┏━━
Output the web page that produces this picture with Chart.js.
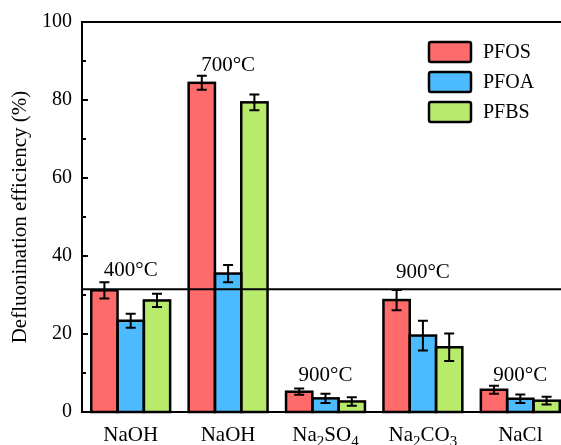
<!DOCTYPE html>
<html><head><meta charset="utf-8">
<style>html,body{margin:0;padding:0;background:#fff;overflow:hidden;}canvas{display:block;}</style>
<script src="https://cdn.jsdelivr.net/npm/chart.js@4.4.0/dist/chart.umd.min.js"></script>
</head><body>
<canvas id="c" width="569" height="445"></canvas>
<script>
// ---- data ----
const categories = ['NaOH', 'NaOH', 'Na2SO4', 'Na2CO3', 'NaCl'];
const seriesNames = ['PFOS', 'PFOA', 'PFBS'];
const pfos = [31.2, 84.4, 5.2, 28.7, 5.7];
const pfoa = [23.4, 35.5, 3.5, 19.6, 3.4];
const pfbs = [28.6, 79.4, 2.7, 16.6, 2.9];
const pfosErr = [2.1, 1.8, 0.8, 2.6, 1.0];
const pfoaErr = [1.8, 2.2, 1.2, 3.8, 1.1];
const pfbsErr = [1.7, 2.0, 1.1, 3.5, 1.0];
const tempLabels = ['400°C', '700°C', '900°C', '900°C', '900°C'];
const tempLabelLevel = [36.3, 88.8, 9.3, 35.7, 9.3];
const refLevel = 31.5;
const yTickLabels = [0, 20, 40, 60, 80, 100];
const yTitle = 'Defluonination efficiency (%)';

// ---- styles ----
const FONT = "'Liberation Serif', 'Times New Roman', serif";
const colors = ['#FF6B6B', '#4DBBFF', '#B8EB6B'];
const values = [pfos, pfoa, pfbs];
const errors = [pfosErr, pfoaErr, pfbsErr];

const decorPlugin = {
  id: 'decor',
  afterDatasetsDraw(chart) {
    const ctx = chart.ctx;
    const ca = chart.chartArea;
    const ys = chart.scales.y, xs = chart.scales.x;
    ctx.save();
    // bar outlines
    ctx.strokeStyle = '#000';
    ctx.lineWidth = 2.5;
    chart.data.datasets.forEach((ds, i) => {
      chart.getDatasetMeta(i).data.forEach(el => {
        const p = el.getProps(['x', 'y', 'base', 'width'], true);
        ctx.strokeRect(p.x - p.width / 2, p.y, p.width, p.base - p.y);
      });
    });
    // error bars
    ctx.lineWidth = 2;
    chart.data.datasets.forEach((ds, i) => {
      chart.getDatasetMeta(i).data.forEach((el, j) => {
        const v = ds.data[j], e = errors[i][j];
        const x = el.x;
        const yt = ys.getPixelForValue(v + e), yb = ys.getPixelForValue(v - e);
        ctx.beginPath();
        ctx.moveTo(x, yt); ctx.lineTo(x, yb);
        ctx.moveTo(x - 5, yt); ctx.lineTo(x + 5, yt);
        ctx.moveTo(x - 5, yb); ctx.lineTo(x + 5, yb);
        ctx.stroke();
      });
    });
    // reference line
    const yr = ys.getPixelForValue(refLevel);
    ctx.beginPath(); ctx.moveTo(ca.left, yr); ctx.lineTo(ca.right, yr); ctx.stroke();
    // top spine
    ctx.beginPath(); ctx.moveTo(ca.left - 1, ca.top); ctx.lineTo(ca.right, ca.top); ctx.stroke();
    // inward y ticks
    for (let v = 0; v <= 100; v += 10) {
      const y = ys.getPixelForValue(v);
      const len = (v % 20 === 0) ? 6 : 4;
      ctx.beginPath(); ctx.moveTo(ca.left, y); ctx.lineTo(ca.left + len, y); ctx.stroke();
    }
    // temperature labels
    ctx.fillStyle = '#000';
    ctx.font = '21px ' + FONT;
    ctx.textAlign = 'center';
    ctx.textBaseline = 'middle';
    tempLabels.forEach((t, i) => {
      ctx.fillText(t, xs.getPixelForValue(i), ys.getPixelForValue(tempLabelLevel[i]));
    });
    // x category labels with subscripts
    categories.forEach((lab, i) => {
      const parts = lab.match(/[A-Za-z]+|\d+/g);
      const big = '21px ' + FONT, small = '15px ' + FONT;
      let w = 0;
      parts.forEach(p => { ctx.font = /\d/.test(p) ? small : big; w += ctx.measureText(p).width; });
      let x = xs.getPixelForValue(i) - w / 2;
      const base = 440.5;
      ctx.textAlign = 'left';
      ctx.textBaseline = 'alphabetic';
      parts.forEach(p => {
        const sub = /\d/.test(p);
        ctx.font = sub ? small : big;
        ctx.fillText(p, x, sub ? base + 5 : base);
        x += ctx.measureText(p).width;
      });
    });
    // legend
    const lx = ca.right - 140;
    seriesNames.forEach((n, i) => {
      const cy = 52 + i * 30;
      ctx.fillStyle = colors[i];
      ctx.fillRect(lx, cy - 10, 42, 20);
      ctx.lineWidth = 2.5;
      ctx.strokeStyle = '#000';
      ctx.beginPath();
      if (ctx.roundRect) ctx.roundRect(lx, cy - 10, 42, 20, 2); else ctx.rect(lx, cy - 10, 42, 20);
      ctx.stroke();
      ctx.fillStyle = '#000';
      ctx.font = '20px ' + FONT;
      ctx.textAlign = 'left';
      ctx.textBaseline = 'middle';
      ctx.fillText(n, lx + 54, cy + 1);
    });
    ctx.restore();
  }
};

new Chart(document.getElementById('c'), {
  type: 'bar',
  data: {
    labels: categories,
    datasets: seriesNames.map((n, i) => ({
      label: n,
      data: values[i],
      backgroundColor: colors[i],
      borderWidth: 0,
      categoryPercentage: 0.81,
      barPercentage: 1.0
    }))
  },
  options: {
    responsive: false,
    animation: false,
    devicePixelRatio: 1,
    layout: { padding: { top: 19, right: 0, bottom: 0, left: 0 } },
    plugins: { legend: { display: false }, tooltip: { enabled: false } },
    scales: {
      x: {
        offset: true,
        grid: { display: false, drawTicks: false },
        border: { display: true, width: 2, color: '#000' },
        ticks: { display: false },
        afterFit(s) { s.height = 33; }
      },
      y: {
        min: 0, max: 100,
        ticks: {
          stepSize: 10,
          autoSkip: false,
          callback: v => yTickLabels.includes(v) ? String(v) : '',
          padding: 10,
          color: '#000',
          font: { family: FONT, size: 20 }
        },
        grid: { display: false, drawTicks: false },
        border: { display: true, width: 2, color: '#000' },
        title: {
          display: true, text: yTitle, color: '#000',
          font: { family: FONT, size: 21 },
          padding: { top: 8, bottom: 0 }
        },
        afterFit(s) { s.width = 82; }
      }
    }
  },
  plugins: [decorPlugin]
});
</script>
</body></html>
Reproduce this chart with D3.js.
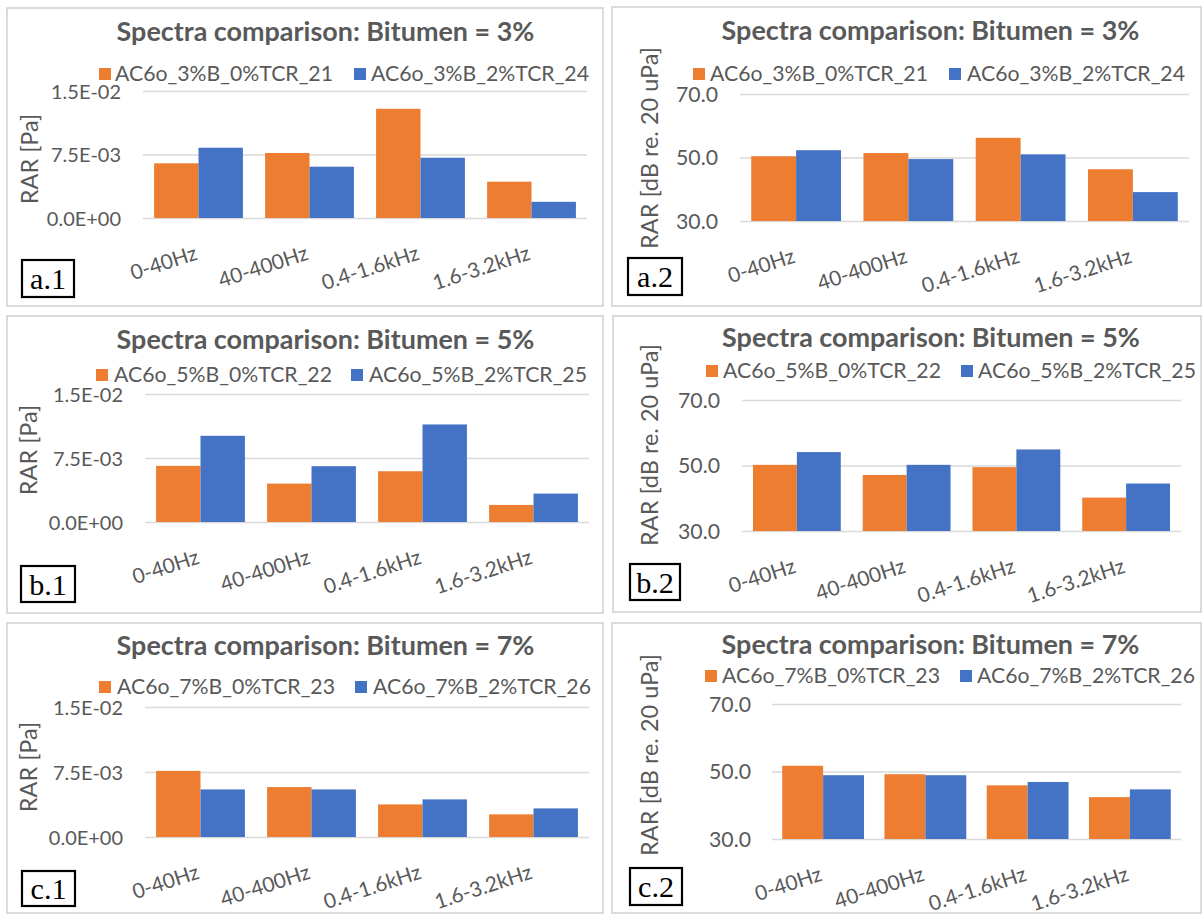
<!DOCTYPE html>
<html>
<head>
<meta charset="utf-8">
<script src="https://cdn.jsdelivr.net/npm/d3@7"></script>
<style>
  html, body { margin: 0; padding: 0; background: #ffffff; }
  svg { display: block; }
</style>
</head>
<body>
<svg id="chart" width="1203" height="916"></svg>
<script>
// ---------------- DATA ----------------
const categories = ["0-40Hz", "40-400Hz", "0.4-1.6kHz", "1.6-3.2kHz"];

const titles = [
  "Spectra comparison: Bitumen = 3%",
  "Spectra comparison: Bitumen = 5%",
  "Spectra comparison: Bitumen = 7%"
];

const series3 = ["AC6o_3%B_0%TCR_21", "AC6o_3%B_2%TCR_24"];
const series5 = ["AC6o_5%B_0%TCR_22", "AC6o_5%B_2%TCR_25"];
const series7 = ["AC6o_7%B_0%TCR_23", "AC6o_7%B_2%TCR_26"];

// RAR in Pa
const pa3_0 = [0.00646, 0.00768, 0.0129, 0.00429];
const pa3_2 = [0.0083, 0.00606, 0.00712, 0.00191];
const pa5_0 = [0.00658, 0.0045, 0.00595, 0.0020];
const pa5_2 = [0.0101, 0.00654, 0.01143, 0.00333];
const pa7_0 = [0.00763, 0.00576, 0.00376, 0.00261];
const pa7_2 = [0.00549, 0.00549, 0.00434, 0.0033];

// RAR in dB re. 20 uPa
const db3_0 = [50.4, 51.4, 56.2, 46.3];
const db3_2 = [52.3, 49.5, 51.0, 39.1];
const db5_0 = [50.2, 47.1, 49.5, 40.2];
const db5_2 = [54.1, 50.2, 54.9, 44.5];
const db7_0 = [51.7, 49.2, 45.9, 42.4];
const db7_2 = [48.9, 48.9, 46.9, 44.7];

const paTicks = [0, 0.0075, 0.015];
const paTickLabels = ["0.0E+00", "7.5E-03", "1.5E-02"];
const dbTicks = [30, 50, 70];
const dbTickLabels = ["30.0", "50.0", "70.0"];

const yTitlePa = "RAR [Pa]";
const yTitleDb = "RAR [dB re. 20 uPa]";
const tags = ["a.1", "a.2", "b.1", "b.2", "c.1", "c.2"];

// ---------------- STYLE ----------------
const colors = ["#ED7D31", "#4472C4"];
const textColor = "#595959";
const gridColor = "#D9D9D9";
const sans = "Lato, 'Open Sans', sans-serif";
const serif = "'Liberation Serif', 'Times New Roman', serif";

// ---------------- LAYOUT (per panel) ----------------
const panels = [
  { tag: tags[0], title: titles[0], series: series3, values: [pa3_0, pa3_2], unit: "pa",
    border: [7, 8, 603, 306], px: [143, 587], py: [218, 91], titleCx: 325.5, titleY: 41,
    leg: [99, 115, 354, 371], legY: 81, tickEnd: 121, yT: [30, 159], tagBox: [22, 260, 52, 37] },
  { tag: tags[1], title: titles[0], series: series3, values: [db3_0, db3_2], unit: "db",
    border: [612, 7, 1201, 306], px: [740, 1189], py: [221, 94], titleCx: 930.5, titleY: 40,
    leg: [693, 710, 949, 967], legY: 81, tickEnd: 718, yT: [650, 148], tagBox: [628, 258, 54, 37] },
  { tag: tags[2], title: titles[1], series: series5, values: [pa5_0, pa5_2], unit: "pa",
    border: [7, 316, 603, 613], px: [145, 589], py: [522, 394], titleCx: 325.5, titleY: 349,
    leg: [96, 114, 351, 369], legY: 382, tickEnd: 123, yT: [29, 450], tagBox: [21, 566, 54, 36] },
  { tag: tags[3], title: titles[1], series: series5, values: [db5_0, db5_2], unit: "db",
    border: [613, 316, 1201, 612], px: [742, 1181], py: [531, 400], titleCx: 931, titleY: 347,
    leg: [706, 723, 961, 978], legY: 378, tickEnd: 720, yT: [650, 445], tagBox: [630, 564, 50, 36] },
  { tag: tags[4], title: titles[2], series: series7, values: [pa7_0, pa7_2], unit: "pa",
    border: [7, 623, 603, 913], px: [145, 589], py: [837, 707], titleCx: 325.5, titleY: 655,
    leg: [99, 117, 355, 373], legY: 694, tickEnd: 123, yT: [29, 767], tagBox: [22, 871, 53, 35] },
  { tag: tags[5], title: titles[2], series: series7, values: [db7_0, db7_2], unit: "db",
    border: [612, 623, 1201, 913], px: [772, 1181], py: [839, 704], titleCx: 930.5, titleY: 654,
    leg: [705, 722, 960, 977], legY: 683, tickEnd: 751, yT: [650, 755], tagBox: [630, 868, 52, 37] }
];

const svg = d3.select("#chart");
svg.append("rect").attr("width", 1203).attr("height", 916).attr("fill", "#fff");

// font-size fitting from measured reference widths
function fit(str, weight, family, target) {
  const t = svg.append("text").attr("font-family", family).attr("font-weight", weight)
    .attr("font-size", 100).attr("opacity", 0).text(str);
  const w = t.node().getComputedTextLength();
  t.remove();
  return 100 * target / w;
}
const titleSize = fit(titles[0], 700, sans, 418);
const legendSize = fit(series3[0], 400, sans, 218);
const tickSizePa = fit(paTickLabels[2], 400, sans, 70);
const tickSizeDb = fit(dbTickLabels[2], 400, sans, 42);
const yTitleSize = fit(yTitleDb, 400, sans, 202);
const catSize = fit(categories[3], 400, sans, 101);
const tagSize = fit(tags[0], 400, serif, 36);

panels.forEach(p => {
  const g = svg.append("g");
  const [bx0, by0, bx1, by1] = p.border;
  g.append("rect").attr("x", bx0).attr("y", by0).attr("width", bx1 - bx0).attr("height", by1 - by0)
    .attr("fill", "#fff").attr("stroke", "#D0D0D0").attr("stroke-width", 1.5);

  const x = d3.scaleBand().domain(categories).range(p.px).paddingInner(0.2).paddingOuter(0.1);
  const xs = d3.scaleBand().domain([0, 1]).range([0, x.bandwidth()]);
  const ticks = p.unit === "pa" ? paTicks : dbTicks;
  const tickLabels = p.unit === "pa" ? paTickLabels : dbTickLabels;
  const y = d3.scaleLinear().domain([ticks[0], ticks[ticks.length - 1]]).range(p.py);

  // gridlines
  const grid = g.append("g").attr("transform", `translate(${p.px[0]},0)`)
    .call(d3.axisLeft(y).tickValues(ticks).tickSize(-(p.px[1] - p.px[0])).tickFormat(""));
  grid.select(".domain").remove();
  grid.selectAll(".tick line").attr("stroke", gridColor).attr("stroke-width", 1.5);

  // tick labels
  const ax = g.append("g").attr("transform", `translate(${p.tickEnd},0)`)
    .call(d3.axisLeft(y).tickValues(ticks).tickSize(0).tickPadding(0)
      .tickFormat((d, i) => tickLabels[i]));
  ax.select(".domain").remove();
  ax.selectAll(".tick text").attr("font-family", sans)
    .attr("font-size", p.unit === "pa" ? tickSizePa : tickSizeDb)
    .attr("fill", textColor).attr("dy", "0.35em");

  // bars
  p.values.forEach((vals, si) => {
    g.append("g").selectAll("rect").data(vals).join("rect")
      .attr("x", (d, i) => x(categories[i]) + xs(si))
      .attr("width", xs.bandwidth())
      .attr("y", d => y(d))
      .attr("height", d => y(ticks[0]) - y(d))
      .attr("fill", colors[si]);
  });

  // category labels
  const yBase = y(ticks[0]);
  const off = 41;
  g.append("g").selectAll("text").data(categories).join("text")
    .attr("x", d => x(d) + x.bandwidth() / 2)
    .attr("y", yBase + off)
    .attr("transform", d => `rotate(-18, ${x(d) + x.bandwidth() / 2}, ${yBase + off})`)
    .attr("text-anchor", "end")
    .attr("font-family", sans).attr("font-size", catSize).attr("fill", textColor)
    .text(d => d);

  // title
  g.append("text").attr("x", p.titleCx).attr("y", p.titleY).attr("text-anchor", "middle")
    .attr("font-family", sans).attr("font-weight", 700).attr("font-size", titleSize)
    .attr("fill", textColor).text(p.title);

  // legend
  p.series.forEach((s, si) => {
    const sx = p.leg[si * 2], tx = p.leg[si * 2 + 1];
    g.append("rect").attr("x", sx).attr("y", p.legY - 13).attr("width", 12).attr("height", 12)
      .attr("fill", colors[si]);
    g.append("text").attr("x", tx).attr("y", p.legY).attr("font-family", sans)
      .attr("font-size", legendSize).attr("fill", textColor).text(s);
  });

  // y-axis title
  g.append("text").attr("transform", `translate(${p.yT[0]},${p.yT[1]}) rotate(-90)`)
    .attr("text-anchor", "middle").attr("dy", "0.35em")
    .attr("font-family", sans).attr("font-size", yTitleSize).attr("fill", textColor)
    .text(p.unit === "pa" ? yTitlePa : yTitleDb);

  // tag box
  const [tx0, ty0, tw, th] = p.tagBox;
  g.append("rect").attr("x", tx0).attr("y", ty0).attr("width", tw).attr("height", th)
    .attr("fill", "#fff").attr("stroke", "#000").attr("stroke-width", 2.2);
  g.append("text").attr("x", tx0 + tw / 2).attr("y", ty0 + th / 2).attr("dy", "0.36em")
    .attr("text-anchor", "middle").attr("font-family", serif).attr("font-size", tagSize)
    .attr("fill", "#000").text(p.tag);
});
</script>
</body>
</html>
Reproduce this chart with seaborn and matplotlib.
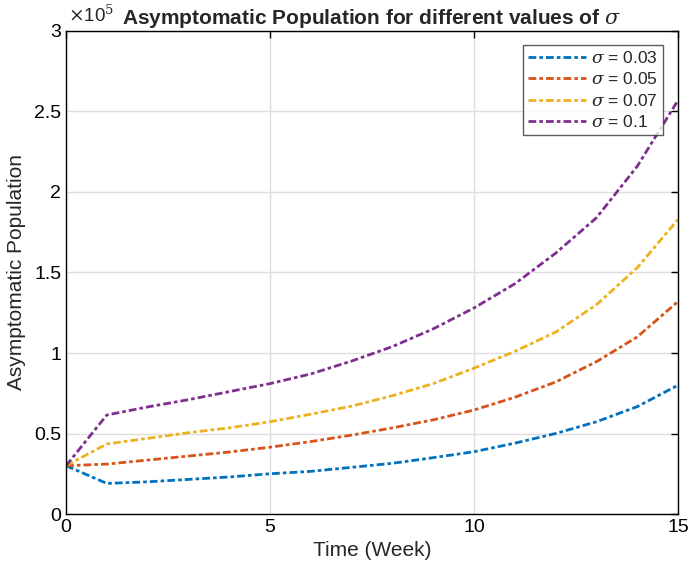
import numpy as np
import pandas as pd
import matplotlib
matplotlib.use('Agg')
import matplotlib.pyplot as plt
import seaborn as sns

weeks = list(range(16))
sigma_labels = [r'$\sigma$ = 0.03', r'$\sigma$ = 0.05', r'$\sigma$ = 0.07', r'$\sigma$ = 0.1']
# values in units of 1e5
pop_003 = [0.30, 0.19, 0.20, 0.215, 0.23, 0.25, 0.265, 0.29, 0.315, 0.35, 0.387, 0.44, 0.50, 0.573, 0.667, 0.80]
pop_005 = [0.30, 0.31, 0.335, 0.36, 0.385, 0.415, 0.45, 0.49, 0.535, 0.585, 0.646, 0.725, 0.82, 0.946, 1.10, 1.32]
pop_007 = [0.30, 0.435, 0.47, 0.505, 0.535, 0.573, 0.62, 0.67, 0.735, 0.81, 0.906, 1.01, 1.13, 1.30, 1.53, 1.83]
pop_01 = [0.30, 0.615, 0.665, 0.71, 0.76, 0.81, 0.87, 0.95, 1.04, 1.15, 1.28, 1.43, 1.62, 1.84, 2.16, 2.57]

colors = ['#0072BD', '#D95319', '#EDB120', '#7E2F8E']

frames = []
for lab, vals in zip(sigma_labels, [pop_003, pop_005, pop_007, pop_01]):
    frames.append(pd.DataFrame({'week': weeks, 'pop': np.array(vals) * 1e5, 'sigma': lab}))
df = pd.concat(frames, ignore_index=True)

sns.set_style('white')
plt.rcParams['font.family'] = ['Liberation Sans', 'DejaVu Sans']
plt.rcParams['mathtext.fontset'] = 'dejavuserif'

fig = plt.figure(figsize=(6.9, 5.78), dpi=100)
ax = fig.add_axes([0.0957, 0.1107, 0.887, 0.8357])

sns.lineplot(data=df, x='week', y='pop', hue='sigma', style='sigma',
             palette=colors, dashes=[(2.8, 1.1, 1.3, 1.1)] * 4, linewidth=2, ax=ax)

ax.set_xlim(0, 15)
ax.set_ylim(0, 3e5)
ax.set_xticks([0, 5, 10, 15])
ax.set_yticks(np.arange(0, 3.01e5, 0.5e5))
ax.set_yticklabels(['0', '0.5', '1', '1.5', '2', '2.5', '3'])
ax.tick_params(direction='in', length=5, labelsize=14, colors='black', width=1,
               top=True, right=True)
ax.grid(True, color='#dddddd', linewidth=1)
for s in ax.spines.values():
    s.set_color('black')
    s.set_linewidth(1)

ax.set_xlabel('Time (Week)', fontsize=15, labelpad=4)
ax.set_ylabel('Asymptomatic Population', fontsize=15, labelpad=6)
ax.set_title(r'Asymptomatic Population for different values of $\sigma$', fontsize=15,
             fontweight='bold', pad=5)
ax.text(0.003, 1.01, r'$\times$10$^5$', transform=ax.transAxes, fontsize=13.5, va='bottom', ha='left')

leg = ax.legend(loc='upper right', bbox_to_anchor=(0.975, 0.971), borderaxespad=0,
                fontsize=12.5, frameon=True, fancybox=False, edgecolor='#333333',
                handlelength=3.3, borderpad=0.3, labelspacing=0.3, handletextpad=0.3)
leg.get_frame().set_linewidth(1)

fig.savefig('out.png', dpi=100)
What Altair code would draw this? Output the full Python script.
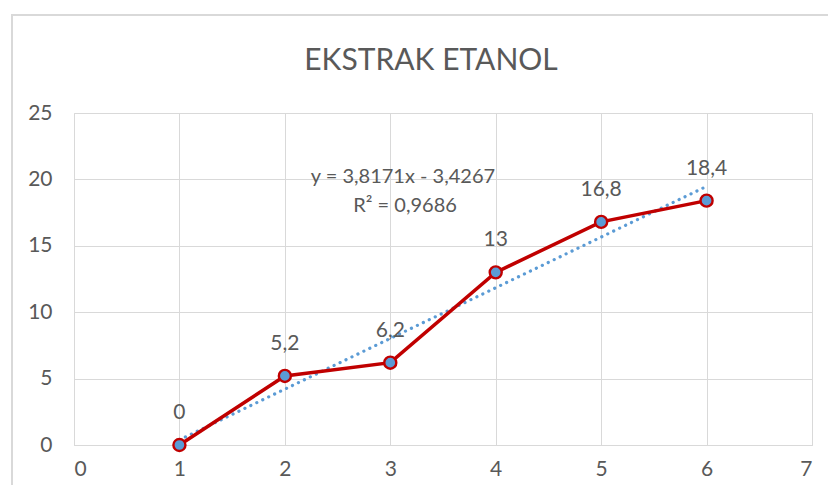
┗━━
* _Set task_:
Leave out the pictures and repeat exactly the lines from the start of the material through the line that contains "const errors = [pfosErr, pfoaErr, pfbsErr];", both included.

* _Result_:
Output the web page that produces this picture with Chart.js.
<!DOCTYPE html>
<html><head><meta charset="utf-8">
<style>html,body{margin:0;padding:0;background:#fff;overflow:hidden;}canvas{display:block;}</style>
<script src="https://cdn.jsdelivr.net/npm/chart.js@4.4.0/dist/chart.umd.min.js"></script>
</head><body>
<canvas id="c" width="569" height="445"></canvas>
<script>
// ---- data ----
const categories = ['NaOH', 'NaOH', 'Na2SO4', 'Na2CO3', 'NaCl'];
const seriesNames = ['PFOS', 'PFOA', 'PFBS'];
const pfos = [31.2, 84.4, 5.2, 28.7, 5.7];
const pfoa = [23.4, 35.5, 3.5, 19.6, 3.4];
const pfbs = [28.6, 79.4, 2.7, 16.6, 2.9];
const pfosErr = [2.1, 1.8, 0.8, 2.6, 1.0];
const pfoaErr = [1.8, 2.2, 1.2, 3.8, 1.1];
const pfbsErr = [1.7, 2.0, 1.1, 3.5, 1.0];
const tempLabels = ['400°C', '700°C', '900°C', '900°C', '900°C'];
const tempLabelLevel = [36.3, 88.8, 9.3, 35.7, 9.3];
const refLevel = 31.5;
const yTickLabels = [0, 20, 40, 60, 80, 100];
const yTitle = 'Defluonination efficiency (%)';

// ---- styles ----
const FONT = "'Liberation Serif', 'Times New Roman', serif";
const colors = ['#FF6B6B', '#4DBBFF', '#B8EB6B'];
const values = [pfos, pfoa, pfbs];
const errors = [pfosErr, pfoaErr, pfbsErr];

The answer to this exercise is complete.